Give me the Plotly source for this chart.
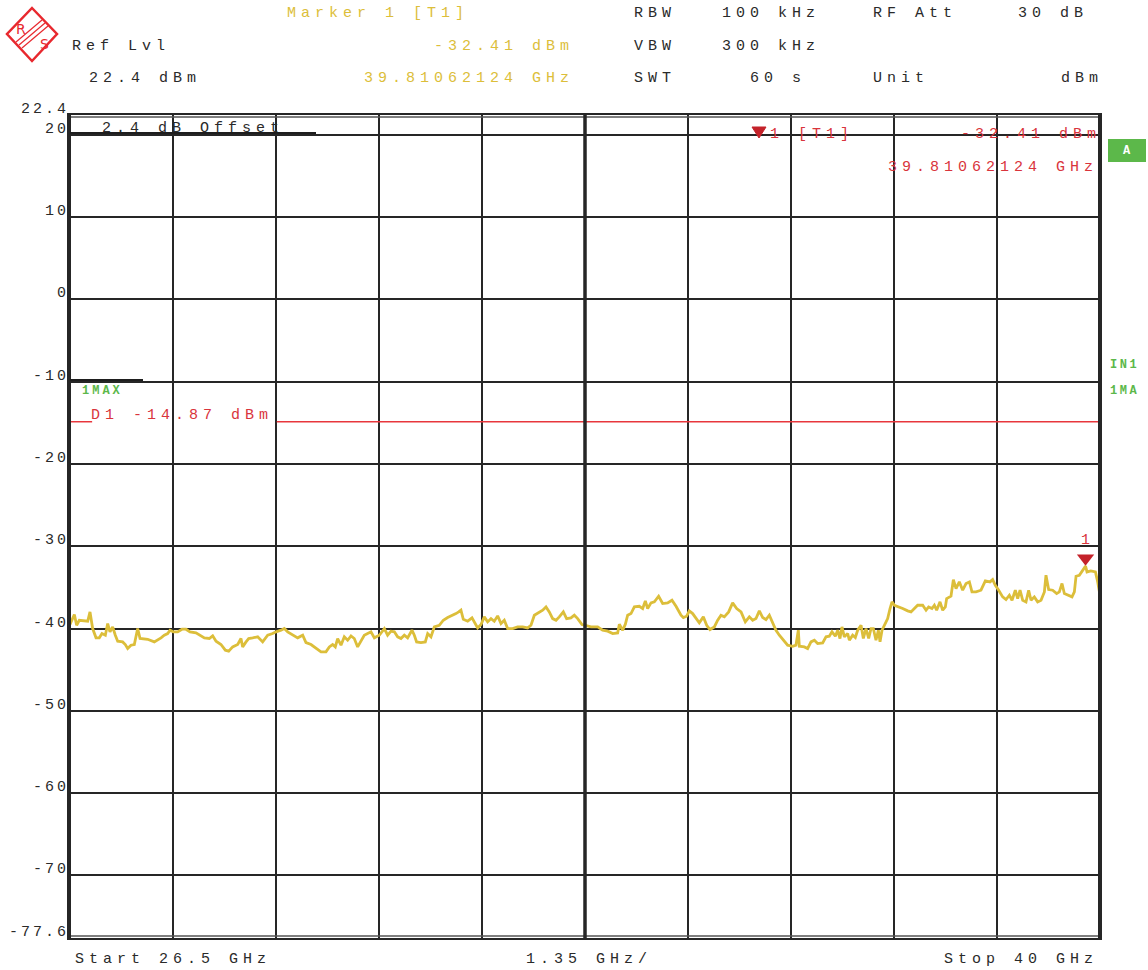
import plotly.graph_objects as go

# canvas / plot-area geometry (pixels)
W, H = 1148, 970
L, R, T, B = 70, 48, 115, 32
PW, PH = W - L - R, H - T - B

F_START, F_STOP = 26.5, 40.0
F_DIV = 1.35
REF_TOP, REF_BOTTOM = 22.4, -77.6

# trace 1 (max hold)
freq_ghz = [
    26.500, 26.557, 26.587, 26.622, 26.732, 26.762, 26.797, 26.841, 26.884, 26.919,
    26.963, 26.994, 27.024, 27.059, 27.094, 27.125, 27.190, 27.225, 27.256, 27.299,
    27.343, 27.387, 27.418, 27.518, 27.605, 27.649, 27.693, 27.736, 27.780, 27.811,
    27.854, 27.911, 27.968, 28.020, 28.073, 28.151, 28.217, 28.261, 28.326, 28.370,
    28.414, 28.479, 28.536, 28.580, 28.632, 28.698, 28.741, 28.763, 28.807, 28.842,
    28.894, 28.960, 29.025, 29.091, 29.156, 29.200, 29.266, 29.309, 29.353, 29.418,
    29.484, 29.550, 29.593, 29.659, 29.724, 29.790, 29.855,
    29.899, 29.942, 29.977, 30.008, 30.052, 30.095, 30.139, 30.183, 30.226, 30.270,
    30.314, 30.357, 30.401, 30.445, 30.489, 30.554, 30.620, 30.663, 30.707, 30.751,
    30.794, 30.838, 30.882, 30.925, 30.982, 31.013, 31.043, 31.100, 31.157, 31.188,
    31.231, 31.275, 31.340, 31.393, 31.450, 31.506, 31.559, 31.594, 31.624, 31.655,
    31.712, 31.769, 31.812, 31.843, 31.887, 31.930, 31.974, 32.018, 32.061, 32.105,
    32.149, 32.192, 32.236, 32.302, 32.367, 32.433, 32.498, 32.542, 32.586, 32.651,
    32.695, 32.739, 32.782, 32.826, 32.870, 32.913, 32.966, 33.009, 33.066, 33.110,
    33.154, 33.210, 33.263,
    33.329, 33.416, 33.481, 33.547, 33.613, 33.678, 33.700, 33.744, 33.779, 33.809,
    33.853, 33.897, 33.962, 34.006, 34.041, 34.071, 34.115, 34.159, 34.215, 34.268,
    34.333, 34.390, 34.443, 34.508, 34.539, 34.582, 34.617, 34.661, 34.705, 34.748,
    34.801, 34.845, 34.888, 34.945, 34.989, 35.032, 35.076, 35.133, 35.185, 35.238,
    35.295, 35.351, 35.404, 35.448, 35.491, 35.535, 35.579, 35.622, 35.666, 35.701,
    35.753, 35.797, 35.863, 35.906, 35.972, 36.015, 36.046, 36.059, 36.125, 36.168,
    36.212, 36.256, 36.299, 36.365, 36.409, 36.452, 36.487, 36.531, 36.562, 36.592,
    36.618, 36.649, 36.693,
    36.715, 36.758, 36.793, 36.824, 36.868, 36.898, 36.933, 36.968, 36.999, 37.029,
    37.064, 37.095, 37.117, 37.143, 37.187, 37.217, 37.248, 37.274, 37.305, 37.370,
    37.414, 37.479, 37.523, 37.567, 37.610, 37.676, 37.720, 37.754, 37.798, 37.829,
    37.859, 37.903, 37.938, 37.973, 37.990, 38.047, 38.078, 38.113, 38.156, 38.200,
    38.244, 38.288, 38.322, 38.375, 38.440, 38.497, 38.558, 38.593, 38.628, 38.672,
    38.724, 38.768, 38.812, 38.847, 38.890, 38.921, 38.952, 38.987, 39.030, 39.065,
    39.096, 39.139, 39.183, 39.227, 39.271, 39.292, 39.327, 39.380, 39.432, 39.467,
    39.502, 39.533, 39.576, 39.633, 39.664, 39.686, 39.729, 39.8106, 39.830, 39.880,
    39.940, 39.970, 40.000,
]
level_dbm = [
    -39.51, -38.30, -39.60, -38.99, -39.11, -37.98, -40.00, -41.13, -41.13, -40.61,
    -40.81, -39.39, -40.40, -39.80, -40.81, -41.54, -41.62, -41.94, -42.43, -42.02,
    -41.94, -40.00, -41.21, -41.30, -41.62, -41.42, -41.13, -40.81, -40.61, -40.20,
    -40.40, -40.40, -40.08, -40.08, -40.40, -40.53, -40.89, -41.13, -41.21, -40.89,
    -41.54, -41.94, -42.63, -42.75, -42.23, -41.94, -41.21, -42.23, -41.62, -41.21,
    -41.13, -41.01, -41.62, -40.81, -40.61, -40.40, -40.20, -40.00, -40.40, -40.81,
    -41.13, -40.81, -41.70, -41.94, -42.43, -42.83, -42.83,
    -42.23, -41.94, -42.23, -41.21, -42.02, -41.01, -41.42, -40.89, -41.21, -42.23,
    -41.42, -40.81, -40.61, -40.40, -41.13, -40.81, -40.00, -40.81, -40.32, -40.40,
    -41.01, -41.21, -40.81, -41.13, -40.20, -40.81, -41.62, -41.70, -41.62, -40.61,
    -41.01, -39.80, -39.60, -38.99, -38.66, -38.46, -38.18, -37.98, -37.77, -38.87,
    -39.11, -38.70, -39.39, -39.92, -39.51, -38.58, -39.19, -38.79, -39.11, -38.46,
    -39.39, -38.99, -40.00, -40.00, -39.80, -39.80, -39.92, -39.60, -38.38, -37.98,
    -37.77, -37.37, -37.98, -38.79, -38.99, -38.58, -37.98, -38.79, -38.70, -38.38,
    -38.79, -39.51, -39.68,
    -39.80, -39.80, -40.20, -40.32, -40.61, -40.53, -39.47, -40.20, -39.47, -38.38,
    -38.18, -37.37, -37.29, -37.57, -36.64, -37.57, -36.88, -36.76, -36.07, -36.96,
    -36.88, -36.56, -37.29, -38.38, -38.66, -38.50, -37.85, -38.18, -38.79, -39.31,
    -38.58, -39.60, -40.12, -39.80, -38.99, -38.38, -38.58, -37.98, -36.88, -37.57,
    -37.98, -39.19, -38.58, -38.99, -38.79, -37.85, -38.66, -38.91, -38.38, -39.19,
    -40.20, -40.81, -41.54, -42.02, -42.15, -42.02, -40.20, -42.15, -42.23, -42.43,
    -41.62, -41.42, -41.82, -41.74, -41.01, -40.93, -40.40, -40.93, -40.20, -41.21,
    -39.80, -41.01, -40.61,
    -41.42, -40.81, -41.09, -40.20, -39.60, -41.21, -40.00, -41.21, -40.00, -40.00,
    -41.42, -40.20, -41.62, -40.20, -39.39, -38.79, -37.57, -36.76, -37.17, -37.37,
    -37.57, -37.85, -37.98, -37.57, -37.17, -37.17, -37.77, -37.37, -37.57, -37.17,
    -37.77, -36.76, -37.77, -37.37, -36.36, -36.07, -34.05, -35.14, -34.33, -35.34,
    -34.53, -34.33, -35.55, -35.55, -35.34, -34.21, -34.33, -34.05, -34.74, -35.34,
    -36.15, -36.48, -35.95, -36.56, -35.34, -36.36, -35.34, -36.56, -36.76, -35.34,
    -36.56, -36.15, -36.76, -36.56, -35.55, -33.52, -35.26, -35.34, -35.75, -35.55,
    -34.53, -35.75, -35.95, -36.15, -35.55, -33.64, -33.52, -32.41, -33.12, -33.00,
    -33.12, -34.33, -35.95,
]

marker_freq = 39.81062124
marker_level = -32.41
display_line = -14.87

y_grid = [20, 10, 0, -10, -20, -30, -40, -50, -60, -70]
y_tick_vals = [22.4, 20, 10, 0, -10, -20, -30, -40, -50, -60, -70, -77.6]
y_tick_text = ["22.4", "20", "10", "0", "-10", "-20", "-30", "-40", "-50", "-60", "-70", "-77.6"]

FONT = "Liberation Mono"
INK = "#2a2a2a"
YEL = "#dcbe3a"
RED = "#d9343c"
RED_LINE = "#e8363c"
GRN = "#5cb84a"
GRID = "#262626"


def px(x):
    return (x - L) / PW


def py(y):
    return (H - B - y) / PH


def sp(txt, ls):
    return f'<span style="letter-spacing:{ls}px">{txt}</span>'


fig = go.Figure()


def label(txt, x, y, color=INK, size=15, anchor="left", ls=5.0, bold=False):
    t = sp(txt, ls)
    if bold:
        t = f"<b>{t}</b>"
    fig.add_annotation(text=t, x=px(x), y=py(y), xref="paper", yref="paper",
                       xanchor=anchor, yanchor="middle", showarrow=False,
                       xshift=ls if anchor == "right" else 0,
                       font=dict(family=FONT, size=size, color=color))


def seg(x0, y0, x1, y1, color=GRID, width=2):
    fig.add_shape(type="line", xref="paper", yref="paper",
                  x0=px(x0), y0=py(y0), x1=px(x1), y1=py(y1),
                  line=dict(color=color, width=width), layer="above")


# ---- trace
fig.add_trace(go.Scatter(x=freq_ghz, y=level_dbm, mode="lines",
                         line=dict(color=YEL, width=2.8), showlegend=False,
                         hoverinfo="x+y"))

# display line D1, broken where its label sits
fig.add_shape(type="line", xref="x", yref="y", x0=F_START, x1=26.79,
              y0=display_line, y1=display_line, line=dict(color=RED_LINE, width=1.5))
fig.add_shape(type="line", xref="x", yref="y", x0=29.21, x1=F_STOP,
              y0=display_line, y1=display_line, line=dict(color=RED_LINE, width=1.5))

# marker 1
fig.add_trace(go.Scatter(x=[marker_freq], y=[marker_level + 0.95], mode="markers+text",
                         marker=dict(symbol="triangle-down", size=15, color="#c4222a"),
                         text=["1"], textposition="top center",
                         textfont=dict(family=FONT, size=15, color=RED),
                         showlegend=False, hoverinfo="skip"))

# ---- frame details
seg(L, T - 1, L + PW + 2, T - 1, width=2)
seg(L, T + 2, L + PW, T + 2, color="#555", width=1.5)
seg(L, H - B + 1, L + PW + 2, H - B + 1, width=2)
seg(L, H - B - 2, L + PW, H - B - 2, color="#555", width=1.5)
seg(L - 1, T - 2, L - 1, H - B + 2, width=4)
seg(L + PW, T - 2, L + PW, H - B + 2, width=4)
seg(L + PW / 2, T, L + PW / 2, H - B, width=3.5)
seg(L, 133, 316, 133, color="#1e1e1e", width=2)
seg(L, 380, 143, 380, color="#1e1e1e", width=2)

# ---- header
label("Marker 1 [T1]", 285, 13, color=YEL)
label("-32.41 dBm", 571, 46, color=YEL, anchor="right")
label("39.81062124 GHz", 571, 79, color=YEL, anchor="right")
label("Ref Lvl", 70, 46)
label("22.4 dBm", 87, 79)
label("RBW", 632, 13)
label("100 kHz", 720, 13)
label("RF Att", 871, 13)
label("30 dB", 1085, 13, anchor="right")
label("VBW", 632, 46)
label("300 kHz", 720, 46)
label("SWT", 632, 79)
label("60 s", 748, 79)
label("Unit", 871, 79)
label("dBm", 1100, 79, anchor="right")

# ---- in-screen annotations
label("2.4 dB Offset", 100, 129)
fig.add_shape(type="path", xref="paper", yref="paper",
              path=f"M {px(752)} {py(127)} L {px(766)} {py(127)} L {px(759)} {py(138)} Z",
              fillcolor="#c4222a", line=dict(color="#c4222a", width=1))
label("1 [T1]", 768, 135, color=RED)
label("-32.41 dBm", 1098, 135, color=RED, anchor="right")
label("39.81062124 GHz", 1095, 168, color=RED, anchor="right")
label("D1 -14.87 dBm", 89, 415, color=RED)
label("1MAX", 80, 391, color=GRN, size=12, ls=3, bold=True)

# right side status
fig.add_shape(type="rect", xref="paper", yref="paper",
              x0=px(1108), x1=px(1146), y0=py(139), y1=py(162),
              fillcolor=GRN, line=dict(width=0))
fig.add_annotation(text="<b>A</b>", x=px(1127), y=py(150.5), xref="paper", yref="paper",
                   xanchor="center", yanchor="middle",
                   showarrow=False, font=dict(family=FONT, size=12, color="white"))
label("IN1", 1108, 365, color=GRN, size=12, ls=2.6, bold=True)
label("1MA", 1108, 391, color=GRN, size=12, ls=2.6, bold=True)

# ---- y tick labels (sit on their grid line)
for v, t in zip(y_tick_vals, y_tick_text):
    fig.add_annotation(text=sp(t, 3.0), x=0, xref="paper", y=v, yref="y",
                       xanchor="right", yanchor="bottom", xshift=1, yshift=-5,
                       showarrow=False, font=dict(family=FONT, size=15, color=INK))

# ---- bottom
label("Start 26.5 GHz", 73, 959)
label(f"{F_DIV} GHz/", 524, 959)
label("Stop 40 GHz", 1095, 959, anchor="right")

# ---- R&S logo
LR = "#e8282e"
fig.add_shape(type="path", xref="paper", yref="paper",
              path=(f"M {px(32)} {py(8)} L {px(57)} {py(34)} L {px(32)} {py(61)} "
                    f"L {px(7)} {py(34)} Z"),
              line=dict(color=LR, width=2.5))
for d in (-3, 0, 3):
    seg(19 + d, 45 + d, 45 + d, 23 + d, color=LR, width=1.2)
fig.add_annotation(text="R", x=px(21), y=py(29), xref="paper", yref="paper",
                   xanchor="center", yanchor="middle",
                   showarrow=False, font=dict(family="DejaVu Sans", size=14, color=LR))
fig.add_annotation(text="S", x=px(44), y=py(44), xref="paper", yref="paper",
                   xanchor="center", yanchor="middle",
                   showarrow=False, font=dict(family="DejaVu Sans", size=14, color=LR))

fig.update_layout(
    width=W, height=H,
    margin=dict(l=L, r=R, t=T, b=B),
    paper_bgcolor="white", plot_bgcolor="white",
    showlegend=False,
    font=dict(family=FONT, color=INK),
)
fig.update_xaxes(range=[F_START, F_STOP], tick0=F_START, dtick=F_DIV,
                 showgrid=True, gridcolor=GRID, gridwidth=1.6,
                 showticklabels=False, ticks="", zeroline=False, showline=False)
fig.update_yaxes(range=[REF_BOTTOM, REF_TOP], tickmode="array", tickvals=y_grid,
                 showgrid=True, gridcolor=GRID, gridwidth=1.6,
                 showticklabels=False, ticks="", zeroline=False, showline=False)

# page body has a default 8px margin; drop it so the figure fills the window
fig.write_html("out.html", config={"displayModeBar": False},
               post_script="document.body.style.margin='0';document.body.style.overflow='hidden';")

◇ ◇ ◇ ◇ ◇

■ **Task brief**
Each line from the top of the material through the line containing "REF_TOP, REF_BOTTOM = 22.4, -77.6" should be reproduced exactly; please drop any images.

■ **Right answer**
Give me the Plotly source for this chart.
import plotly.graph_objects as go

# canvas / plot-area geometry (pixels)
W, H = 1148, 970
L, R, T, B = 70, 48, 115, 32
PW, PH = W - L - R, H - T - B

F_START, F_STOP = 26.5, 40.0
F_DIV = 1.35
REF_TOP, REF_BOTTOM = 22.4, -77.6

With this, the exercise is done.